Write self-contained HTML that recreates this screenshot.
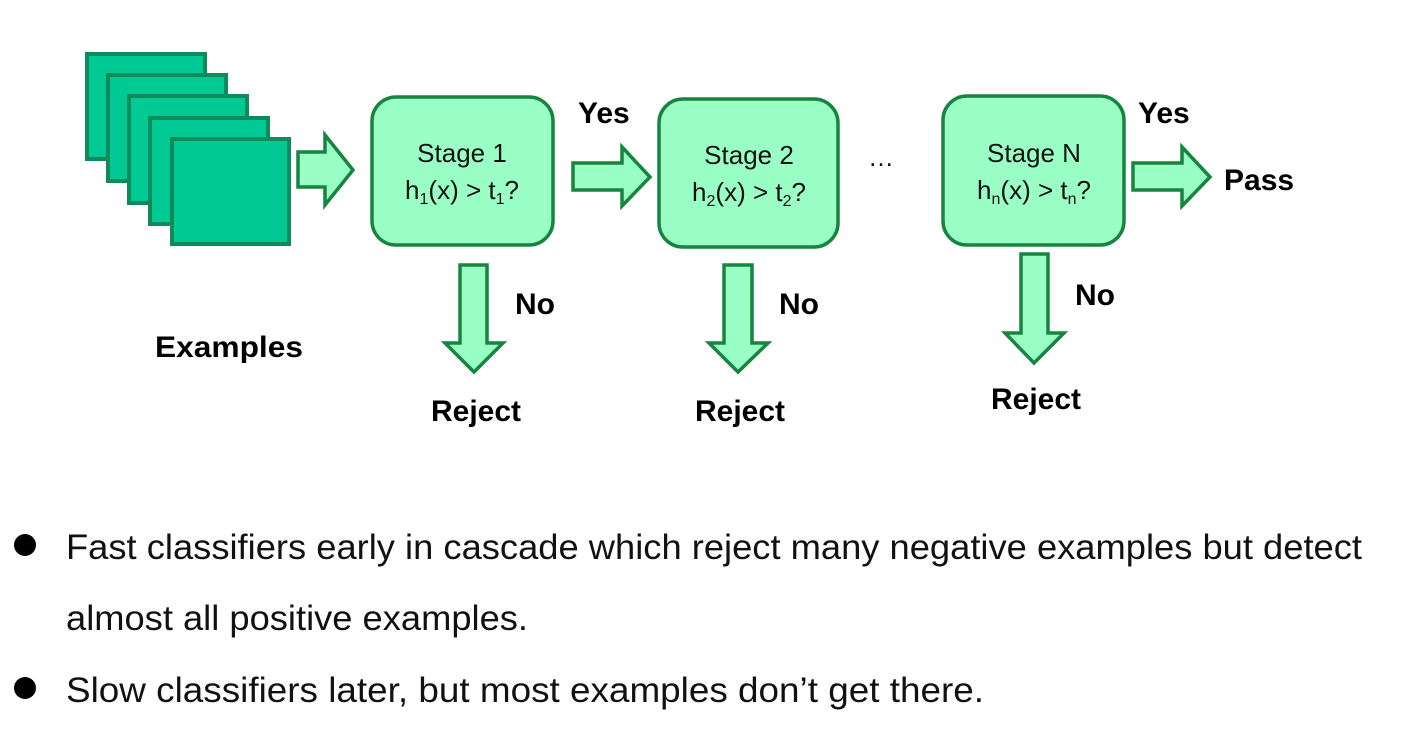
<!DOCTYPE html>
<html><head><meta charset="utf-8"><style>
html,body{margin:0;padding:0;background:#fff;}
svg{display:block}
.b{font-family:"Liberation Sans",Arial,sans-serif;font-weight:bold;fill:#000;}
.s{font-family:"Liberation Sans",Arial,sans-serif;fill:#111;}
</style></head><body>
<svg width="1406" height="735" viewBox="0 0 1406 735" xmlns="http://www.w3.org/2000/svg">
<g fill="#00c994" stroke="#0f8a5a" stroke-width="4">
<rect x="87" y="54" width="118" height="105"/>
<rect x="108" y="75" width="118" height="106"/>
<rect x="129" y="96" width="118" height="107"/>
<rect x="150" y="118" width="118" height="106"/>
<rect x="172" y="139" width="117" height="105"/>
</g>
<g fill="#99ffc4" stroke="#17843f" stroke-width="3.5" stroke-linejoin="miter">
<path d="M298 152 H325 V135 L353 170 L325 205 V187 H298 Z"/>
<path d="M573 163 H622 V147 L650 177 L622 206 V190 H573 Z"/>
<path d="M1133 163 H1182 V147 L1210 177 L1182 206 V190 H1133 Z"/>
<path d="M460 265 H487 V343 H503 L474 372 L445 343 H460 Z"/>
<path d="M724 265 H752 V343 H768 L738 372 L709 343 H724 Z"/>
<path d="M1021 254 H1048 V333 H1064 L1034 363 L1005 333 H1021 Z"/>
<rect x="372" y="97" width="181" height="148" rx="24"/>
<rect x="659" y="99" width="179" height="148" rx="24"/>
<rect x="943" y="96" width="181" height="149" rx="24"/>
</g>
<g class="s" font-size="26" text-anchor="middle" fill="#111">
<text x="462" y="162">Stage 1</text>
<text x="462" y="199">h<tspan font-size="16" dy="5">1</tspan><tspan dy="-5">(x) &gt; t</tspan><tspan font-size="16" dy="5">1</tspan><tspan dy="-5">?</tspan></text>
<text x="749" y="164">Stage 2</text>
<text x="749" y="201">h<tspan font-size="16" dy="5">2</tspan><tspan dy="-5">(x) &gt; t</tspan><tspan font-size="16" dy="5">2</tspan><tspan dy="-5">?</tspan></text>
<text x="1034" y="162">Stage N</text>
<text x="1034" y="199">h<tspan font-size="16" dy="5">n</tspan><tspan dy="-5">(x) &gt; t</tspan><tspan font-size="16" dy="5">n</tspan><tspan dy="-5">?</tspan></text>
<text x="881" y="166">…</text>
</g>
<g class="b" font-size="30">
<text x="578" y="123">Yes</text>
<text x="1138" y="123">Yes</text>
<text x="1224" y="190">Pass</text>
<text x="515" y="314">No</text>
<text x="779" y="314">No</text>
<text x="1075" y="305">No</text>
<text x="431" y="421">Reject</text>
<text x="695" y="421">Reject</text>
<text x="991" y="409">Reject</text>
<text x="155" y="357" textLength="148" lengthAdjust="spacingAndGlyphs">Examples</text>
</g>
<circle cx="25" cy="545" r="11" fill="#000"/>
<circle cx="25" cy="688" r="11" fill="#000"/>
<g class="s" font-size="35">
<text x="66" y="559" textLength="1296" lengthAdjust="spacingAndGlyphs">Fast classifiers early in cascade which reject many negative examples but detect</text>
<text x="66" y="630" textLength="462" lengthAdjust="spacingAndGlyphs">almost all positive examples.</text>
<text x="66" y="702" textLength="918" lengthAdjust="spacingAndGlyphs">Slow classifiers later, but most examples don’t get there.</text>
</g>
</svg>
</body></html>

### Exercise details
Without the pictures, retype the whole of the material above exactly.

### Task answer
Write self-contained HTML that recreates this screenshot.
<!DOCTYPE html>
<html><head><meta charset="utf-8"><style>
html,body{margin:0;padding:0;background:#fff;}
svg{display:block}
.b{font-family:"Liberation Sans",Arial,sans-serif;font-weight:bold;fill:#000;}
.s{font-family:"Liberation Sans",Arial,sans-serif;fill:#111;}
</style></head><body>
<svg width="1406" height="735" viewBox="0 0 1406 735" xmlns="http://www.w3.org/2000/svg">
<g fill="#00c994" stroke="#0f8a5a" stroke-width="4">
<rect x="87" y="54" width="118" height="105"/>
<rect x="108" y="75" width="118" height="106"/>
<rect x="129" y="96" width="118" height="107"/>
<rect x="150" y="118" width="118" height="106"/>
<rect x="172" y="139" width="117" height="105"/>
</g>
<g fill="#99ffc4" stroke="#17843f" stroke-width="3.5" stroke-linejoin="miter">
<path d="M298 152 H325 V135 L353 170 L325 205 V187 H298 Z"/>
<path d="M573 163 H622 V147 L650 177 L622 206 V190 H573 Z"/>
<path d="M1133 163 H1182 V147 L1210 177 L1182 206 V190 H1133 Z"/>
<path d="M460 265 H487 V343 H503 L474 372 L445 343 H460 Z"/>
<path d="M724 265 H752 V343 H768 L738 372 L709 343 H724 Z"/>
<path d="M1021 254 H1048 V333 H1064 L1034 363 L1005 333 H1021 Z"/>
<rect x="372" y="97" width="181" height="148" rx="24"/>
<rect x="659" y="99" width="179" height="148" rx="24"/>
<rect x="943" y="96" width="181" height="149" rx="24"/>
</g>
<g class="s" font-size="26" text-anchor="middle" fill="#111">
<text x="462" y="162">Stage 1</text>
<text x="462" y="199">h<tspan font-size="16" dy="5">1</tspan><tspan dy="-5">(x) &gt; t</tspan><tspan font-size="16" dy="5">1</tspan><tspan dy="-5">?</tspan></text>
<text x="749" y="164">Stage 2</text>
<text x="749" y="201">h<tspan font-size="16" dy="5">2</tspan><tspan dy="-5">(x) &gt; t</tspan><tspan font-size="16" dy="5">2</tspan><tspan dy="-5">?</tspan></text>
<text x="1034" y="162">Stage N</text>
<text x="1034" y="199">h<tspan font-size="16" dy="5">n</tspan><tspan dy="-5">(x) &gt; t</tspan><tspan font-size="16" dy="5">n</tspan><tspan dy="-5">?</tspan></text>
<text x="881" y="166">…</text>
</g>
<g class="b" font-size="30">
<text x="578" y="123">Yes</text>
<text x="1138" y="123">Yes</text>
<text x="1224" y="190">Pass</text>
<text x="515" y="314">No</text>
<text x="779" y="314">No</text>
<text x="1075" y="305">No</text>
<text x="431" y="421">Reject</text>
<text x="695" y="421">Reject</text>
<text x="991" y="409">Reject</text>
<text x="155" y="357" textLength="148" lengthAdjust="spacingAndGlyphs">Examples</text>
</g>
<circle cx="25" cy="545" r="11" fill="#000"/>
<circle cx="25" cy="688" r="11" fill="#000"/>
<g class="s" font-size="35">
<text x="66" y="559" textLength="1296" lengthAdjust="spacingAndGlyphs">Fast classifiers early in cascade which reject many negative examples but detect</text>
<text x="66" y="630" textLength="462" lengthAdjust="spacingAndGlyphs">almost all positive examples.</text>
<text x="66" y="702" textLength="918" lengthAdjust="spacingAndGlyphs">Slow classifiers later, but most examples don’t get there.</text>
</g>
</svg>
</body></html>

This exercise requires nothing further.